Moore oversees two departments responsible for ensuring that both academic and student supports are aligned to school needs, that equity is embedded in all academic divisional processes, and that identified district priorities (including equity, literacy, Multi-tiered Systems of Support and Social and Emotional Learning) are clearly articulated and monitored. He has been with Minneapolis Public Schools for 7 years and has served in many positions including director of research, evaluation and assessment, chief of accountability, innovation and research and interim chief of academics.

Roberto Padilla
Superintendent, Newburgh Enlarged City Schools District, Newburgh, N.Y.

Padilla is a life-long educator having been a teacher, assistant principal, principal, coach, professor, and leadership consultant. Even today, he considers himself a teacher who just happens to be a superintendent. He is widely recognized for his leadership in turning around failing schools and supporting school district leaders both nationally and internationally on change leadership. He was a Deeper Learning Equity Fellow, an Education Policy Fellow at Columbia University and served a four-year term as a Board Member for Harvard University’s Principal Center.

Padilla is the first-ever president of the New York State (NYS) Association of Latino Administrators and Superintendents, an executive committee member of the NYS Council of School Superintendents and is a graduate of the AASA National Superintendents Program and the Association of Latino Administrators and Superintendents Academy.

Padilla is a member of Education Week’s Class of 2019 Leaders to Learn From.

Susan Patrick
President and CEO, Aurora Institute (formerly known as the International Association for K-12 Online Learning)

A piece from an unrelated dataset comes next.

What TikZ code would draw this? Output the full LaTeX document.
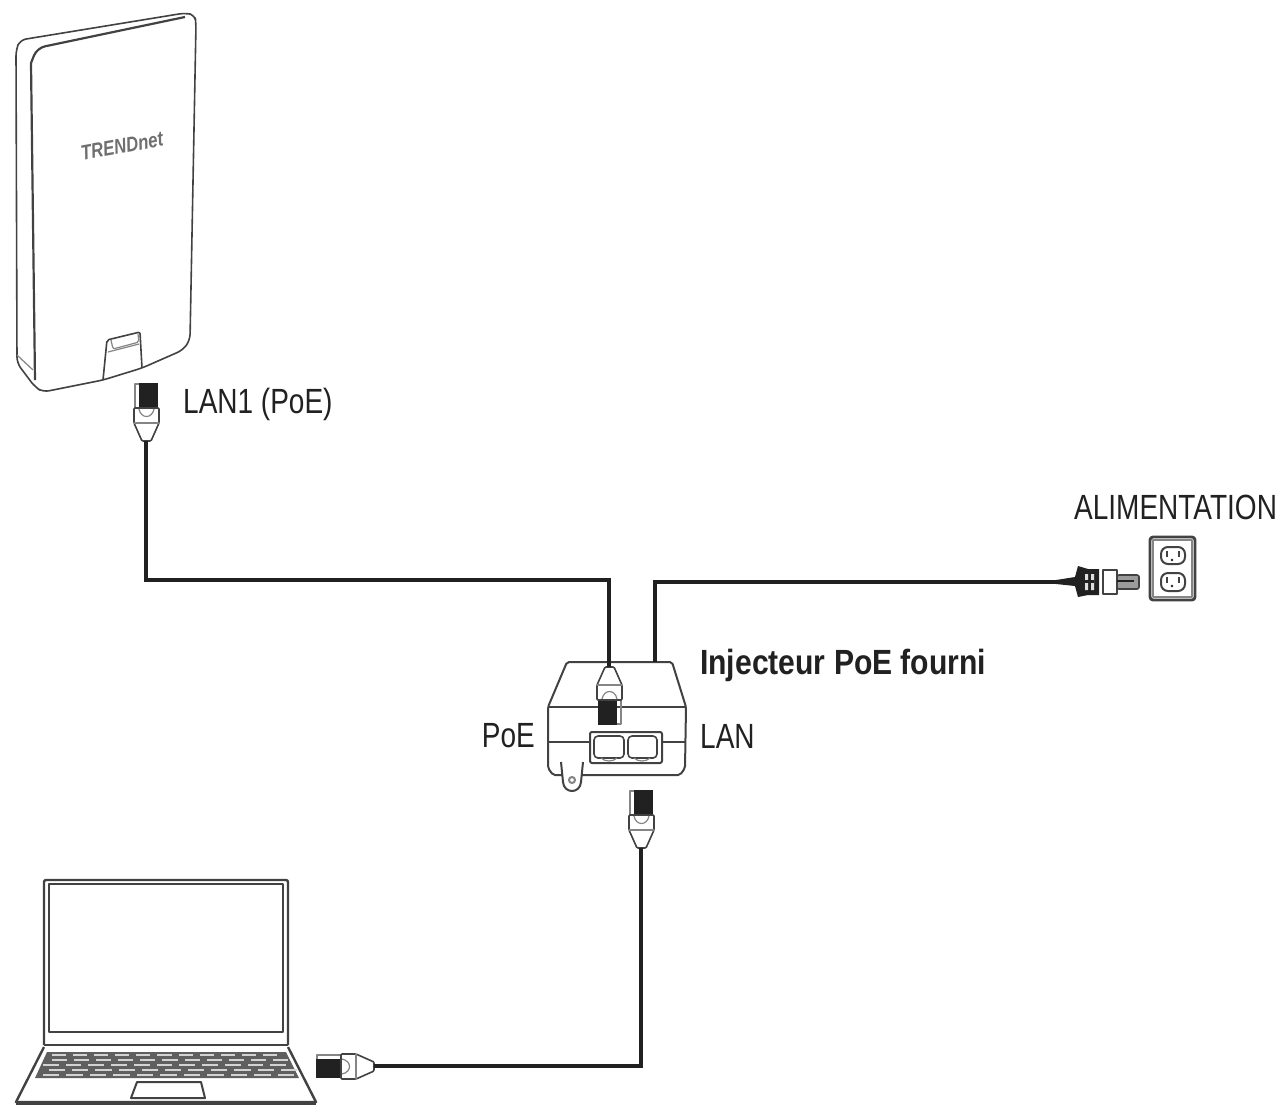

Patrick is the president and CEO of Aurora Institute and co-founder of CompetencyWorks, providing policy advocacy, publishing research, developing quality standards, and driving the transformation to personalized, competency-based education forward. She is the former director of the Office of Educational Technology at the U.S. Department of Education, and served as legislative liaison for Governor Hull from Arizona.

Christina A. Samuels
Associate Editor, Education Week

Samuels covers educational equity for Education Week. She explores how schools and districts meet their mandate to serve the needs of all students and establish fairness in opportunity regardless of a student’s racial or ethnic background, disability, or English learner status. She started working at Education Week in 2004, after stints at the Miami Herald and The Washington Post.

Sarah Schwartz
Staff Writer, Education Week

Schwartz is a reporter for Education Week who covers curriculum and instruction. Before joining the staff, she was as an Education Week intern, covering education technology. She has also worked at a middle school in East Harlem, New York.

Jonathan Travers
Partner, ERS

Travers leads the consulting practice area at ERS and works with districts to analyze and improve resource use across systems. He has led ERS teams supporting many districts across the country, including Oakland, Cleveland, Charlotte, Denver, and Washington, D.C. This work includes examining each district’s funding strategy, mapping current resource use, and advising on how to reallocate to support specific district goals. He also runs the ERS/Aspen Institute CFO Strategy Network, as well as ERS’s work supporting financial transparency in ESSA.